== Raw data ==

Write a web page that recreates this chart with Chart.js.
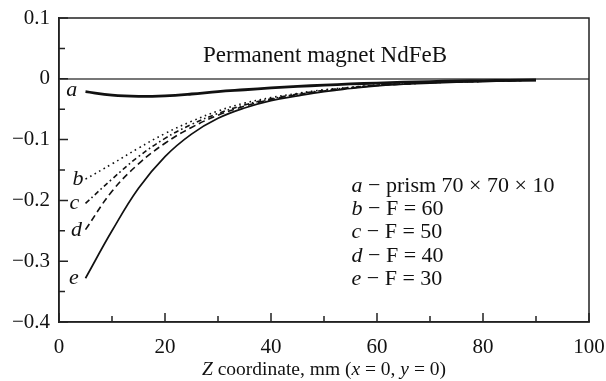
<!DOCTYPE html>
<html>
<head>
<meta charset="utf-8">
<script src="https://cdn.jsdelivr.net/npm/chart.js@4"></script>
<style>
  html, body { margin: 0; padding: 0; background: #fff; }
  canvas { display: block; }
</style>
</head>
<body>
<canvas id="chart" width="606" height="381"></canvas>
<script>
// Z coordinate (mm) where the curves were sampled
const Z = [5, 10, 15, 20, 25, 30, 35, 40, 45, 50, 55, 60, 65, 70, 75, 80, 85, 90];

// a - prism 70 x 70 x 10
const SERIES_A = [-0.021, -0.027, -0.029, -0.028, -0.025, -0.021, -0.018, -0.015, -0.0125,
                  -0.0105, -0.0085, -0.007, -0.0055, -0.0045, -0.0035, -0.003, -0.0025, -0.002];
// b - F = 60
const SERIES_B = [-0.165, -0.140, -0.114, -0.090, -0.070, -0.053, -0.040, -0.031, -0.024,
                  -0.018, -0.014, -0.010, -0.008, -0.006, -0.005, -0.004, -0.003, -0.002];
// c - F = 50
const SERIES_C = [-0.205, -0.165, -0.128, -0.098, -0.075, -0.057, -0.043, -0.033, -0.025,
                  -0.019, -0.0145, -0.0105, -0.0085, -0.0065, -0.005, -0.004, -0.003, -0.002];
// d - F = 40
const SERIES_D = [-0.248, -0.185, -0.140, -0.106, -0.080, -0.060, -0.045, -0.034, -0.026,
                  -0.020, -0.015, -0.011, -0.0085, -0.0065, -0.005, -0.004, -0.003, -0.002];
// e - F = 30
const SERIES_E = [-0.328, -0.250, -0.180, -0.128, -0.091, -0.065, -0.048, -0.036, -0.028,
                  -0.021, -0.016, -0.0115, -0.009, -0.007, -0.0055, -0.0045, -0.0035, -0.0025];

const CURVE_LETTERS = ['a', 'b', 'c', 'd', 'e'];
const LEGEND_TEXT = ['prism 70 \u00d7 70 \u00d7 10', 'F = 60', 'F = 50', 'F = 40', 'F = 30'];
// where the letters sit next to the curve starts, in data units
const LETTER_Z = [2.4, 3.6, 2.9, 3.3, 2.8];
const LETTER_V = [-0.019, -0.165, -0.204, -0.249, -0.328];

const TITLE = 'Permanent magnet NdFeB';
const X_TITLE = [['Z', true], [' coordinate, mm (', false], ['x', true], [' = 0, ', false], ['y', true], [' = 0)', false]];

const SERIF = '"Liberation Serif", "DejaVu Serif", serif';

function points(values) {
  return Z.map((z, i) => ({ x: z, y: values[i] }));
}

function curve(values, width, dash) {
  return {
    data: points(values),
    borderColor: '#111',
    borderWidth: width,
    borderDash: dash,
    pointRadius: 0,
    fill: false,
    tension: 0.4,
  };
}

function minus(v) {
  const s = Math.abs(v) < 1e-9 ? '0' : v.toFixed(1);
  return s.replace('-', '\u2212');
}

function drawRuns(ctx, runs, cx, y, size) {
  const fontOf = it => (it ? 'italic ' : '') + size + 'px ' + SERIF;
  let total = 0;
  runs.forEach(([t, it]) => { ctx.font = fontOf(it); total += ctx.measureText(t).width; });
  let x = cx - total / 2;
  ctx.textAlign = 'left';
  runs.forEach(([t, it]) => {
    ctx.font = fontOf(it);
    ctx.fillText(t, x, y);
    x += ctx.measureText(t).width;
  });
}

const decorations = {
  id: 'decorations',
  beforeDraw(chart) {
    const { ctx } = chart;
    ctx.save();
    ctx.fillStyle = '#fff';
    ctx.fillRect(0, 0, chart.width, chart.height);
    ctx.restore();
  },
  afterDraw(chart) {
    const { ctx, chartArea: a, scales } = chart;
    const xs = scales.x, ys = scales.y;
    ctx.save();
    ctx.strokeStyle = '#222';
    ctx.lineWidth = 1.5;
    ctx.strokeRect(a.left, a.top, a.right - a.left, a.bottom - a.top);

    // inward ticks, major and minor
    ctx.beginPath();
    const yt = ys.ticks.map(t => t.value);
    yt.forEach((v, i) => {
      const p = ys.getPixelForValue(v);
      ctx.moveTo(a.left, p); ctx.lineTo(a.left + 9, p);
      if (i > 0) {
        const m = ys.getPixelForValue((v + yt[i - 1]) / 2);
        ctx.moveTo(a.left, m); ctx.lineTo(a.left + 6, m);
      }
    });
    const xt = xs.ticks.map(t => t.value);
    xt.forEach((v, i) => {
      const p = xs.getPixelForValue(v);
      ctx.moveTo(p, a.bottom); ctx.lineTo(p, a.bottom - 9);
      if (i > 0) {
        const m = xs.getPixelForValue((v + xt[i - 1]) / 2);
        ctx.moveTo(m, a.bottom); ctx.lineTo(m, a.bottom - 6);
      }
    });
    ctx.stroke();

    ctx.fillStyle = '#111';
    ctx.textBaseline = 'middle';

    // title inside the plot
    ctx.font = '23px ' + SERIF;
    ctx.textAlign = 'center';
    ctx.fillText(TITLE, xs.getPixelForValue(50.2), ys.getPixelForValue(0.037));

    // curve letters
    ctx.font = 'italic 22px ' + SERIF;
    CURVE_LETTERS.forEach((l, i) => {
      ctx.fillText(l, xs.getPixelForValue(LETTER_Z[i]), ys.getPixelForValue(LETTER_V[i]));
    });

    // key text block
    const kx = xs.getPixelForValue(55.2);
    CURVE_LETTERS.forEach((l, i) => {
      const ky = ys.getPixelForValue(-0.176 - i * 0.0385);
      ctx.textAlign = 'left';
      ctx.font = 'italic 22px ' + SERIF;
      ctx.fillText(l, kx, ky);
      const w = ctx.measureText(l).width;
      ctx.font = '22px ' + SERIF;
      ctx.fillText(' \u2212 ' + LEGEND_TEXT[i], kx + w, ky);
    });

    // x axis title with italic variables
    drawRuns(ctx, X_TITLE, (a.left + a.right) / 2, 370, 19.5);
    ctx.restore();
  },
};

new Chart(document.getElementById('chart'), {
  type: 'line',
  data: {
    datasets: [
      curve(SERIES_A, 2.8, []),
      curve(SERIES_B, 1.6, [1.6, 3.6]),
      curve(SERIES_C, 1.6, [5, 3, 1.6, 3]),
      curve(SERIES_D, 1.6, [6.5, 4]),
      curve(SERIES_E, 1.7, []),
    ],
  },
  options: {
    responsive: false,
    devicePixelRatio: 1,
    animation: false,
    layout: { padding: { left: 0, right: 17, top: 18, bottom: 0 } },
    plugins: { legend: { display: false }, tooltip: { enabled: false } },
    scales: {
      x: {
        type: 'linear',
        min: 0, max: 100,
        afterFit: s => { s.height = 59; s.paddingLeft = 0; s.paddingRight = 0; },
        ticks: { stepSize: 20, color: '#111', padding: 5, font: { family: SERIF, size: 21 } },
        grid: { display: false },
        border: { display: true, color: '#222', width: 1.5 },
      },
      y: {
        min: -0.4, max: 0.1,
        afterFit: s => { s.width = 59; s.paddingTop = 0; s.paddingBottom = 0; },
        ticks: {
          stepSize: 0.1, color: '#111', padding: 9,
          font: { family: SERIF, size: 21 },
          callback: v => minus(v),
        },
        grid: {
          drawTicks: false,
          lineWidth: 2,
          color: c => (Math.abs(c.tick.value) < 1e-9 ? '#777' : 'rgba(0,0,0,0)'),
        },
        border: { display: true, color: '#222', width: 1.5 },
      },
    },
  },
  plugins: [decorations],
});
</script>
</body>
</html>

===

**Exercise prompt**
Write the listing out a second time exactly, dropping all images.

**Completed exercise**
Write a web page that recreates this chart with Chart.js.
<!DOCTYPE html>
<html>
<head>
<meta charset="utf-8">
<script src="https://cdn.jsdelivr.net/npm/chart.js@4"></script>
<style>
  html, body { margin: 0; padding: 0; background: #fff; }
  canvas { display: block; }
</style>
</head>
<body>
<canvas id="chart" width="606" height="381"></canvas>
<script>
// Z coordinate (mm) where the curves were sampled
const Z = [5, 10, 15, 20, 25, 30, 35, 40, 45, 50, 55, 60, 65, 70, 75, 80, 85, 90];

// a - prism 70 x 70 x 10
const SERIES_A = [-0.021, -0.027, -0.029, -0.028, -0.025, -0.021, -0.018, -0.015, -0.0125,
                  -0.0105, -0.0085, -0.007, -0.0055, -0.0045, -0.0035, -0.003, -0.0025, -0.002];
// b - F = 60
const SERIES_B = [-0.165, -0.140, -0.114, -0.090, -0.070, -0.053, -0.040, -0.031, -0.024,
                  -0.018, -0.014, -0.010, -0.008, -0.006, -0.005, -0.004, -0.003, -0.002];
// c - F = 50
const SERIES_C = [-0.205, -0.165, -0.128, -0.098, -0.075, -0.057, -0.043, -0.033, -0.025,
                  -0.019, -0.0145, -0.0105, -0.0085, -0.0065, -0.005, -0.004, -0.003, -0.002];
// d - F = 40
const SERIES_D = [-0.248, -0.185, -0.140, -0.106, -0.080, -0.060, -0.045, -0.034, -0.026,
                  -0.020, -0.015, -0.011, -0.0085, -0.0065, -0.005, -0.004, -0.003, -0.002];
// e - F = 30
const SERIES_E = [-0.328, -0.250, -0.180, -0.128, -0.091, -0.065, -0.048, -0.036, -0.028,
                  -0.021, -0.016, -0.0115, -0.009, -0.007, -0.0055, -0.0045, -0.0035, -0.0025];

const CURVE_LETTERS = ['a', 'b', 'c', 'd', 'e'];
const LEGEND_TEXT = ['prism 70 \u00d7 70 \u00d7 10', 'F = 60', 'F = 50', 'F = 40', 'F = 30'];
// where the letters sit next to the curve starts, in data units
const LETTER_Z = [2.4, 3.6, 2.9, 3.3, 2.8];
const LETTER_V = [-0.019, -0.165, -0.204, -0.249, -0.328];

const TITLE = 'Permanent magnet NdFeB';
const X_TITLE = [['Z', true], [' coordinate, mm (', false], ['x', true], [' = 0, ', false], ['y', true], [' = 0)', false]];

const SERIF = '"Liberation Serif", "DejaVu Serif", serif';

function points(values) {
  return Z.map((z, i) => ({ x: z, y: values[i] }));
}

function curve(values, width, dash) {
  return {
    data: points(values),
    borderColor: '#111',
    borderWidth: width,
    borderDash: dash,
    pointRadius: 0,
    fill: false,
    tension: 0.4,
  };
}

function minus(v) {
  const s = Math.abs(v) < 1e-9 ? '0' : v.toFixed(1);
  return s.replace('-', '\u2212');
}

function drawRuns(ctx, runs, cx, y, size) {
  const fontOf = it => (it ? 'italic ' : '') + size + 'px ' + SERIF;
  let total = 0;
  runs.forEach(([t, it]) => { ctx.font = fontOf(it); total += ctx.measureText(t).width; });
  let x = cx - total / 2;
  ctx.textAlign = 'left';
  runs.forEach(([t, it]) => {
    ctx.font = fontOf(it);
    ctx.fillText(t, x, y);
    x += ctx.measureText(t).width;
  });
}

const decorations = {
  id: 'decorations',
  beforeDraw(chart) {
    const { ctx } = chart;
    ctx.save();
    ctx.fillStyle = '#fff';
    ctx.fillRect(0, 0, chart.width, chart.height);
    ctx.restore();
  },
  afterDraw(chart) {
    const { ctx, chartArea: a, scales } = chart;
    const xs = scales.x, ys = scales.y;
    ctx.save();
    ctx.strokeStyle = '#222';
    ctx.lineWidth = 1.5;
    ctx.strokeRect(a.left, a.top, a.right - a.left, a.bottom - a.top);

    // inward ticks, major and minor
    ctx.beginPath();
    const yt = ys.ticks.map(t => t.value);
    yt.forEach((v, i) => {
      const p = ys.getPixelForValue(v);
      ctx.moveTo(a.left, p); ctx.lineTo(a.left + 9, p);
      if (i > 0) {
        const m = ys.getPixelForValue((v + yt[i - 1]) / 2);
        ctx.moveTo(a.left, m); ctx.lineTo(a.left + 6, m);
      }
    });
    const xt = xs.ticks.map(t => t.value);
    xt.forEach((v, i) => {
      const p = xs.getPixelForValue(v);
      ctx.moveTo(p, a.bottom); ctx.lineTo(p, a.bottom - 9);
      if (i > 0) {
        const m = xs.getPixelForValue((v + xt[i - 1]) / 2);
        ctx.moveTo(m, a.bottom); ctx.lineTo(m, a.bottom - 6);
      }
    });
    ctx.stroke();

    ctx.fillStyle = '#111';
    ctx.textBaseline = 'middle';

    // title inside the plot
    ctx.font = '23px ' + SERIF;
    ctx.textAlign = 'center';
    ctx.fillText(TITLE, xs.getPixelForValue(50.2), ys.getPixelForValue(0.037));

    // curve letters
    ctx.font = 'italic 22px ' + SERIF;
    CURVE_LETTERS.forEach((l, i) => {
      ctx.fillText(l, xs.getPixelForValue(LETTER_Z[i]), ys.getPixelForValue(LETTER_V[i]));
    });

    // key text block
    const kx = xs.getPixelForValue(55.2);
    CURVE_LETTERS.forEach((l, i) => {
      const ky = ys.getPixelForValue(-0.176 - i * 0.0385);
      ctx.textAlign = 'left';
      ctx.font = 'italic 22px ' + SERIF;
      ctx.fillText(l, kx, ky);
      const w = ctx.measureText(l).width;
      ctx.font = '22px ' + SERIF;
      ctx.fillText(' \u2212 ' + LEGEND_TEXT[i], kx + w, ky);
    });

    // x axis title with italic variables
    drawRuns(ctx, X_TITLE, (a.left + a.right) / 2, 370, 19.5);
    ctx.restore();
  },
};

new Chart(document.getElementById('chart'), {
  type: 'line',
  data: {
    datasets: [
      curve(SERIES_A, 2.8, []),
      curve(SERIES_B, 1.6, [1.6, 3.6]),
      curve(SERIES_C, 1.6, [5, 3, 1.6, 3]),
      curve(SERIES_D, 1.6, [6.5, 4]),
      curve(SERIES_E, 1.7, []),
    ],
  },
  options: {
    responsive: false,
    devicePixelRatio: 1,
    animation: false,
    layout: { padding: { left: 0, right: 17, top: 18, bottom: 0 } },
    plugins: { legend: { display: false }, tooltip: { enabled: false } },
    scales: {
      x: {
        type: 'linear',
        min: 0, max: 100,
        afterFit: s => { s.height = 59; s.paddingLeft = 0; s.paddingRight = 0; },
        ticks: { stepSize: 20, color: '#111', padding: 5, font: { family: SERIF, size: 21 } },
        grid: { display: false },
        border: { display: true, color: '#222', width: 1.5 },
      },
      y: {
        min: -0.4, max: 0.1,
        afterFit: s => { s.width = 59; s.paddingTop = 0; s.paddingBottom = 0; },
        ticks: {
          stepSize: 0.1, color: '#111', padding: 9,
          font: { family: SERIF, size: 21 },
          callback: v => minus(v),
        },
        grid: {
          drawTicks: false,
          lineWidth: 2,
          color: c => (Math.abs(c.tick.value) < 1e-9 ? '#777' : 'rgba(0,0,0,0)'),
        },
        border: { display: true, color: '#222', width: 1.5 },
      },
    },
  },
  plugins: [decorations],
});
</script>
</body>
</html>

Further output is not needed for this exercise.